## Set task
Only the lines from the one containing "Generate a component" through the one containing "import * as" belong in the answer; copy them exactly and leave out pictures.

========================

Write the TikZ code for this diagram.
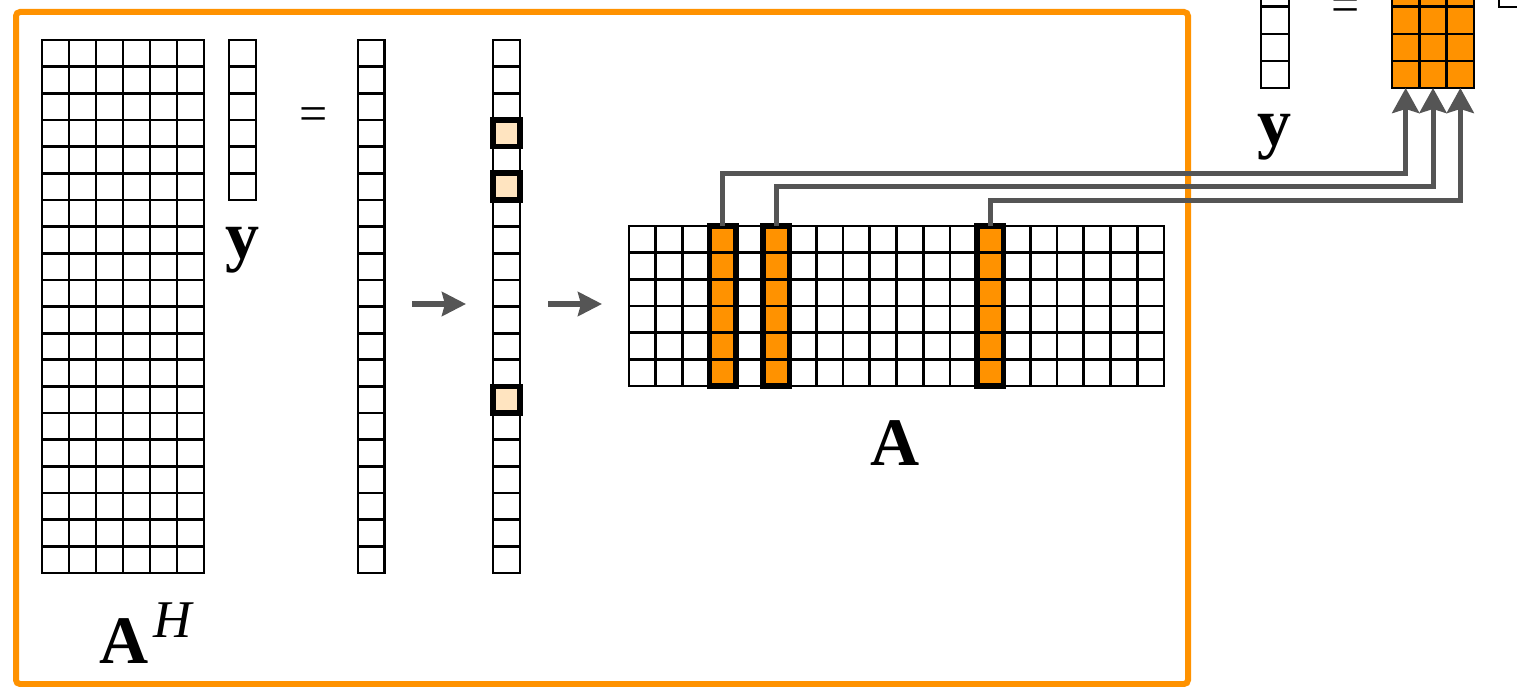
\documentclass[tikz,border=0pt]{standalone}
\usepackage{fontspec}
\setmainfont{Liberation Serif}
\usetikzlibrary{arrows.meta}
\definecolor{orng}{RGB}{255,146,0}
\definecolor{peach}{RGB}{255,228,192}
\definecolor{conn}{RGB}{85,85,85}
\newcommand\cellgrid[6]{%
  \foreach \i in {0,...,#3}{\draw[gridline] ({#1+\i*#5},{#2}) -- ({#1+\i*#5},{#2+#4*#6});}
  \foreach \j in {0,...,#4}{\draw[gridline] ({#1},{#2+\j*#6}) -- ({#1+#3*#5},{#2+\j*#6});}
}
\begin{document}
\begin{tikzpicture}[x=1pt,y=-1pt,
  gridline/.style={line width=2.7pt,black,line cap=rect},
  hlborder/.style={line width=5.5pt,black},
  frame/.style={line width=6pt,orng,rounded corners=4pt},
  connector/.style={line width=5pt,conn,-{Stealth[length=25pt,width=27pt,inset=4pt]}},
  steparrow/.style={line width=5.5pt,conn,-{Stealth[length=24pt,width=24pt,inset=3pt]}},
  biglabel/.style={font=\fontsize{68}{80}\selectfont\bfseries,inner sep=0pt,anchor=base},
  eqlabel/.style={font=\fontsize{50}{60}\selectfont,inner sep=0pt,anchor=base}]
\useasboundingbox (0,0) rectangle (1517,687);
\clip (0,0) rectangle (1517,687);

% orange frame
\draw[frame] (16,12) rectangle (1188,684);

% A^H : 20 x 6
\cellgrid{42}{40}{6}{20}{27}{26.65}
\node[inner sep=0pt,anchor=base west] (AHlab) at (99,663)
  {{\fontsize{68}{80}\selectfont\bfseries A}\hspace{5pt}\raisebox{26pt}{\fontsize{53}{60}\selectfont\itshape H}};

% y vector
\cellgrid{229}{40}{1}{6}{27}{26.67}
\node[biglabel] (ylab) at (242,258) {y};

% equals
\node[eqlabel] (eq1) at (314,131) {=};

% first result vector
\cellgrid{358}{40}{1}{20}{26.5}{26.65}

% second vector with selected entries
\cellgrid{493}{40}{1}{20}{27}{26.65}
\foreach \r in {3,5,13}{
  \draw[hlborder,fill=peach] (493,{40+\r*26.65}) rectangle (520,{40+(\r+1)*26.65});
}

% step arrows
\coordinate (s1a) at (412,304);
\coordinate (s1b) at (466,304);
\coordinate (s2a) at (548,304);
\coordinate (s2b) at (602,304);
\draw[steparrow] (s1a) -- (s1b);
\draw[steparrow] (s2a) -- (s2b);

% matrix A : 6 x 20
\foreach \c in {3,5,13}{
  \fill[orng] ({629+\c*26.75},226) rectangle ({629+(\c+1)*26.75},386);
}
\cellgrid{629}{226}{20}{6}{26.75}{26.67}
\foreach \c in {3,5,13}{
  \draw[hlborder] ({629+\c*26.75},226) rectangle ({629+(\c+1)*26.75},386);
}
\node[biglabel] (Alab) at (895,465) {A};

% top-right: vector y
\cellgrid{1261}{-20.2}{1}{4}{28}{27.05}
\node[biglabel] (ylab2) at (1274,146) {y};
\node[eqlabel] (eq2) at (1346,22) {=};

% top-right: orange sub-matrix
\fill[orng] (1392,-20.2) rectangle (1474,88);
\cellgrid{1392}{-20.2}{3}{4}{27.33}{27.05}

% partial box at the far right
\draw[gridline] (1499,-30) rectangle (1560,7);

% connectors
\coordinate (c1) at ({629+3.5*26.75},226);
\coordinate (c2) at ({629+5.5*26.75},226);
\coordinate (c3) at ({629+13.5*26.75},226);
\coordinate (t1) at (1405.7,88);
\coordinate (t2) at (1433,88);
\coordinate (t3) at (1460.3,88);
\coordinate (k1) at ({629+3.5*26.75},173.5);
\coordinate (k2) at ({629+5.5*26.75},187);
\coordinate (k3) at ({629+13.5*26.75},200.5);
\draw[connector] (c1) -- (k1) -| (t1);
\draw[connector] (c2) -- (k2) -| (t2);
\draw[connector] (c3) -- (k3) -| (t3);
\end{tikzpicture}
\end{document}
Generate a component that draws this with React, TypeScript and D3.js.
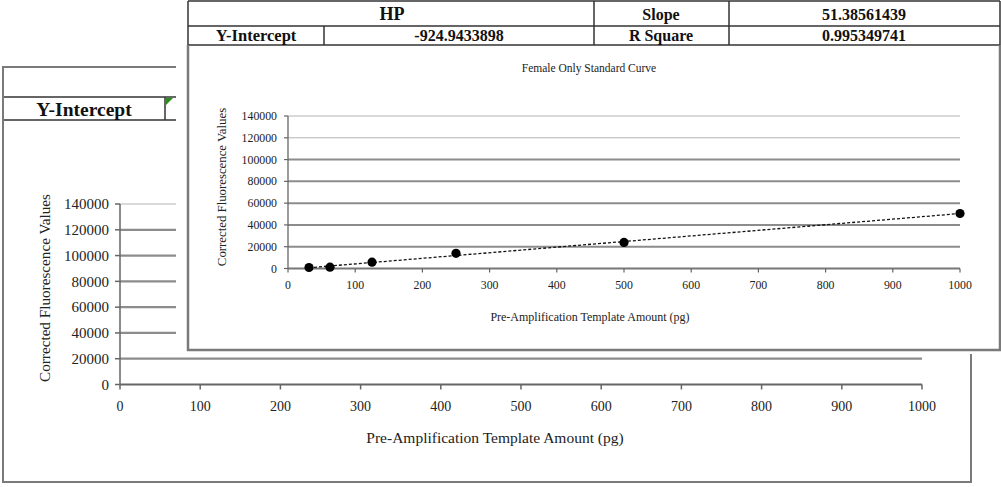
import React from "react";
import * as d3 from "d3";

// ---- data ----
const templateAmounts = [31.25, 62.5, 125, 250, 500, 1000];
const fluorescenceValues = [900, 1200, 5800, 13900, 23900, 50500];
const slope = 51.38561439;
const yIntercept = -924.9433898;
const rSquare = 0.995349741;
const yTicks = [0, 20000, 40000, 60000, 80000, 100000, 120000, 140000];
const xTicks = [0, 100, 200, 300, 400, 500, 600, 700, 800, 900, 1000];
const chartTitle = "Female Only Standard Curve";
const xTitle = "Pre-Amplification Template Amount (pg)";
const yTitle = "Corrected Fluorescence Values";
const tableHeader = "HP";

const FONT = "'Liberation Serif', 'Times New Roman', serif";
const GRID = "#8c8c8c";
const GRID_LIGHT = "#b4b4b4";
const BORDER = "#7a7a7a";

export default function App() {
  // back chart scales
  const bx = d3.scaleLinear().domain([0, 1000]).range([120, 922]);
  const by = d3.scaleLinear().domain([0, 140000]).range([384.5, 204]);
  // front chart scales
  const fx = d3.scaleLinear().domain([0, 1000]).range([288, 960]);
  const fy = d3.scaleLinear().domain([0, 140000]).range([268.5, 116]);

  const trendX = [templateAmounts[0], templateAmounts[templateAmounts.length - 1]];
  const trend = d3
    .line<number>()
    .x((d) => fx(d))
    .y((d) => fy(slope * d + yIntercept))(trendX);

  return (
    <svg
      width={1001}
      height={487}
      style={{ position: "absolute", left: 0, top: 0, background: "#fff" }}
    >
      <rect x={0} y={0} width={1001} height={487} fill="#fff" />

      {/* ---------- BACK CHART ---------- */}
      <g stroke="#333" strokeWidth={1.5}>
        <line x1={3} x2={176} y1={67} y2={67} />
        <line x1={3} x2={176} y1={97} y2={97} />
        <line x1={3} x2={176} y1={120} y2={120} />
        <line x1={165} x2={165} y1={97} y2={120} />
      </g>
      <polygon points="166,98 173,98 166,105" fill="#2e8b1e" />
      <text
        x={84}
        y={116}
        textAnchor="middle"
        fontFamily={FONT}
        fontWeight="bold"
        fontSize={19.5}
        fill="#111"
      >
        Y-Intercept
      </text>
      <rect x={3} y={67} width={968} height={415} fill="none" stroke={BORDER} strokeWidth={2} />

      {yTicks.slice(1).map((t) => (
        <line
          key={"bg" + t}
          x1={bx(0)}
          x2={bx(1000)}
          y1={by(t)}
          y2={by(t)}
          stroke={t === 140000 ? GRID_LIGHT : GRID}
          strokeWidth={t === 140000 ? 1 : 2.2}
        />
      ))}
      <line x1={bx(0)} x2={bx(0)} y1={by(140000)} y2={by(0)} stroke="#666" strokeWidth={1.5} />
      <line x1={bx(0)} x2={bx(1000)} y1={by(0)} y2={by(0)} stroke="#666" strokeWidth={2} />
      {yTicks.map((t) => (
        <g key={"byt" + t}>
          <line x1={bx(0) - 5} x2={bx(0)} y1={by(t)} y2={by(t)} stroke="#666" strokeWidth={1.5} />
          <text
            x={109}
            y={by(t)}
            dy="0.35em"
            textAnchor="end"
            fontFamily={FONT}
            fontSize={15}
            fill="#222"
          >
            {t}
          </text>
        </g>
      ))}
      {xTicks.map((t) => (
        <g key={"bxt" + t}>
          <line x1={bx(t)} x2={bx(t)} y1={by(0)} y2={by(0) + 5} stroke="#666" strokeWidth={1.5} />
          <text
            x={bx(t)}
            y={411}
            textAnchor="middle"
            fontFamily={FONT}
            fontSize={14}
            fill="#222"
          >
            {t}
          </text>
        </g>
      ))}
      <text x={495} y={443} textAnchor="middle" fontFamily={FONT} fontSize={15.5} fill="#222">
        {xTitle}
      </text>
      <text
        transform="translate(50,288) rotate(-90)"
        textAnchor="middle"
        fontFamily={FONT}
        fontSize={15.2}
        fill="#222"
      >
        {yTitle}
      </text>

      {/* ---------- FRONT CHART ---------- */}
      <rect x={176} y={0} width={825} height={354} fill="#fff" />
      <g stroke="#333" strokeWidth={1.5}>
        <line x1={188} x2={1000} y1={1} y2={1} />
        <line x1={188} x2={1000} y1={26} y2={26} />
        <line x1={188} x2={1000} y1={45} y2={45} />
        <line x1={188} x2={188} y1={1} y2={45} />
        <line x1={594} x2={594} y1={1} y2={45} />
        <line x1={729} x2={729} y1={1} y2={45} />
        <line x1={1000} x2={1000} y1={1} y2={45} />
        <line x1={324} x2={324} y1={26} y2={45} />
      </g>
      <g fontFamily={FONT} fontWeight="bold" fill="#111" textAnchor="middle">
        <text x={392} y={20} fontSize={18}>{tableHeader}</text>
        <text x={661} y={20} fontSize={16}>Slope</text>
        <text x={864} y={20} fontSize={16}>{String(slope)}</text>
        <text x={256} y={41} fontSize={16.5}>Y-Intercept</text>
        <text x={459} y={41} fontSize={16}>{String(yIntercept)}</text>
        <text x={661} y={41} fontSize={16}>R Square</text>
        <text x={864} y={41} fontSize={16}>{String(rSquare)}</text>
      </g>
      <path d="M188,45 V350 H1000 V45" fill="none" stroke={BORDER} strokeWidth={2.5} />

      <text x={589} y={72} textAnchor="middle" fontFamily={FONT} fontSize={11.5} fill="#222">
        {chartTitle}
      </text>

      {yTicks.slice(1).map((t) => (
        <line
          key={"fg" + t}
          x1={fx(0)}
          x2={fx(1000)}
          y1={fy(t)}
          y2={fy(t)}
          stroke={t >= 120000 ? GRID_LIGHT : GRID}
          strokeWidth={t >= 120000 ? 1 : 2}
        />
      ))}
      <line x1={fx(0)} x2={fx(0)} y1={fy(140000)} y2={fy(0)} stroke="#666" strokeWidth={1.3} />
      <line x1={fx(0)} x2={fx(1000)} y1={fy(0)} y2={fy(0)} stroke="#777" strokeWidth={2} />
      {yTicks.map((t) => (
        <g key={"fyt" + t}>
          <line x1={fx(0) - 4} x2={fx(0)} y1={fy(t)} y2={fy(t)} stroke="#666" strokeWidth={1.2} />
          <text
            x={277}
            y={fy(t)}
            dy="0.35em"
            textAnchor="end"
            fontFamily={FONT}
            fontSize={11.8}
            fill="#222"
          >
            {t}
          </text>
        </g>
      ))}
      {xTicks.map((t) => (
        <g key={"fxt" + t}>
          <line x1={fx(t)} x2={fx(t)} y1={fy(0)} y2={fy(0) + 4} stroke="#666" strokeWidth={1.2} />
          <text
            x={fx(t)}
            y={289}
            textAnchor="middle"
            fontFamily={FONT}
            fontSize={11.8}
            fill="#222"
          >
            {t}
          </text>
        </g>
      ))}
      <text x={590} y={321} textAnchor="middle" fontFamily={FONT} fontSize={12} fill="#222">
        {xTitle}
      </text>
      <text
        transform="translate(226,187) rotate(-90)"
        textAnchor="middle"
        fontFamily={FONT}
        fontSize={12.8}
        fill="#222"
      >
        {yTitle}
      </text>

      <path d={trend || ""} fill="none" stroke="#111" strokeWidth={1.3} strokeDasharray="3,2" />
      {templateAmounts.map((x, i) => (
        <circle key={"pt" + i} cx={fx(x)} cy={fy(fluorescenceValues[i])} r={4.6} fill="#000" />
      ))}
    </svg>
  );
}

========================

## Response
Generate a component that draws this with React, TypeScript and D3.js.
import React from "react";
import * as d3 from "d3";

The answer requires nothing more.